All eyes are on the U.S. president. Not the current one, but Warren G. Harding, POTUS No. 29. The Elite Theatre Company in Oxnard takes us back to the summer of 1920 with its production of Colin Speer Crowley’s Fifteen Men in a Smoke-Filled Room, onstage through Sept. 30.
The title references the backroom dealings that made Harding the Republican nominee for president. The play is set in a Chicago hotel room during the Republican National Convention as Harding’s nomination hangs in the balance. Actually, it rests in the hands of 15 powerful men — titans of industry and political bigwigs — who make the deals that make the presidency. Thanks to the shrewd machinations of Harding’s campaign manager, Harry M. Daugherty (played with a commanding presence by Bill Walthall), and the help of tycoon George Harvey (an understated yet effective Sean Mason), Harding clinches it, but he doesn’t seem especially pleased about it.
Harding (an endearing Scott Blanchard) doesn’t really want the nomination, but Daugherty won’t take no for an answer. In a clever use of voice-overs echoing radio broadcasts of the era, Harding’s future is foretold. (Allan D. Noel is the authentic-sounding broadcaster.) Another piece of fortunetelling comes from Harding’s wife (the wonderful Jill Dolan), who says a clairvoyant has warned her that Harding will suffer an early demise if he becomes president. Mrs. Harding, who confesses that her husband is all she has in the world, wants him to shun the White House and go back home to Ohio. He, on the other hand, does have someone else: his mistress, Nan Britton (the charming Reign Lewis), who sneaks into his hotel room for a good time and some hooch. (It is Prohibition, after all.)
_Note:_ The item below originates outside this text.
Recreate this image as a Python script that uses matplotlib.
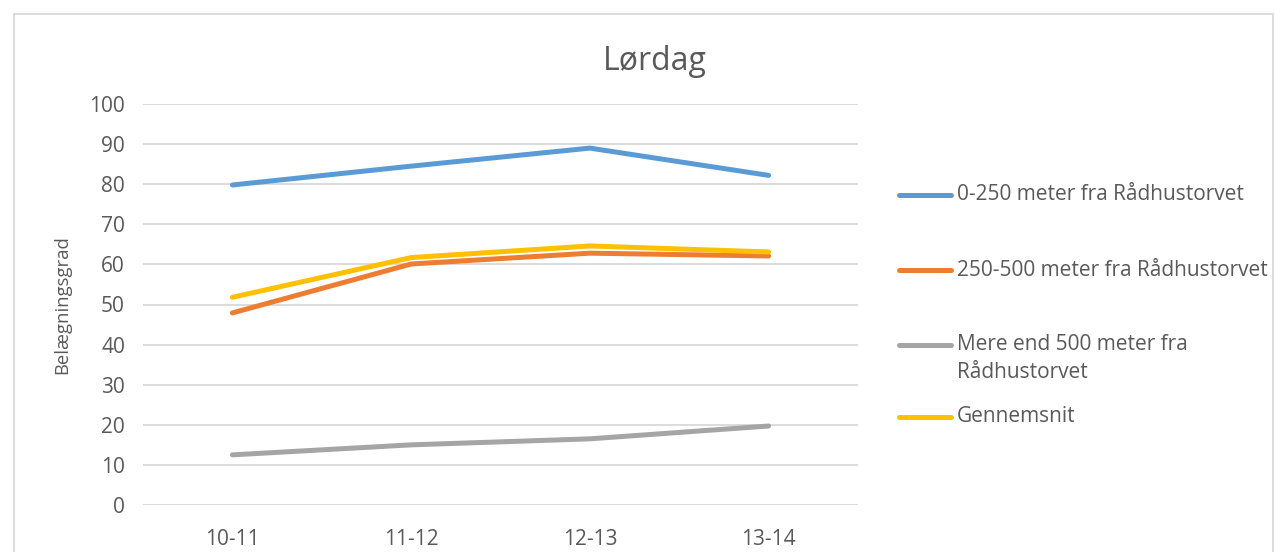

Crowley weaves a lot of history into a play that feels very relevant. What resonate most, however, are the human stories playing out in real time onstage. A man grappling between his desires and the inextricable pull of fate. An intelligent wife turning a blind eye to her husband’s infidelity while doing all she can to save him. A young woman negotiating the realities of an unfair world. An opportunist fighting for his candidate — or is he fighting for himself?
We don’t need to see the 15 men to feel their presence, but it is the conversations between two people that carry the most weight in the play. The scene between Daugherty and Mrs. Harding is especially hard-hitting. After a snooty waiter (the humorous Eric McGowan) seats them at a table, Mrs. Harding reveals that she’s on to Daugherty’s games and she’s not afraid to speak her mind. Perhaps it is historically accurate that she ultimately softens, but it would make for interesting drama to watch Mrs. Harding steel her resolve, and it would be great fun to watch Dolan have that moment.
Angela DeCicco directs with a level hand. The crew — including stage managers Stephanie Rice and April Chibnik, lighting designer Tyson Sauthoff, master carpenter Bob Decker, sound designer and engineer Allan D. Noel, prop mistresses and set dressers L.J. Stevens and Stephanie Rice and costumer Lorna Bowen — together recreates a time and place with fine detail.
We may know how Harding’s story ends, but it’s worth a trip back in time behind closed doors to imagine how fate might have cast the final vote.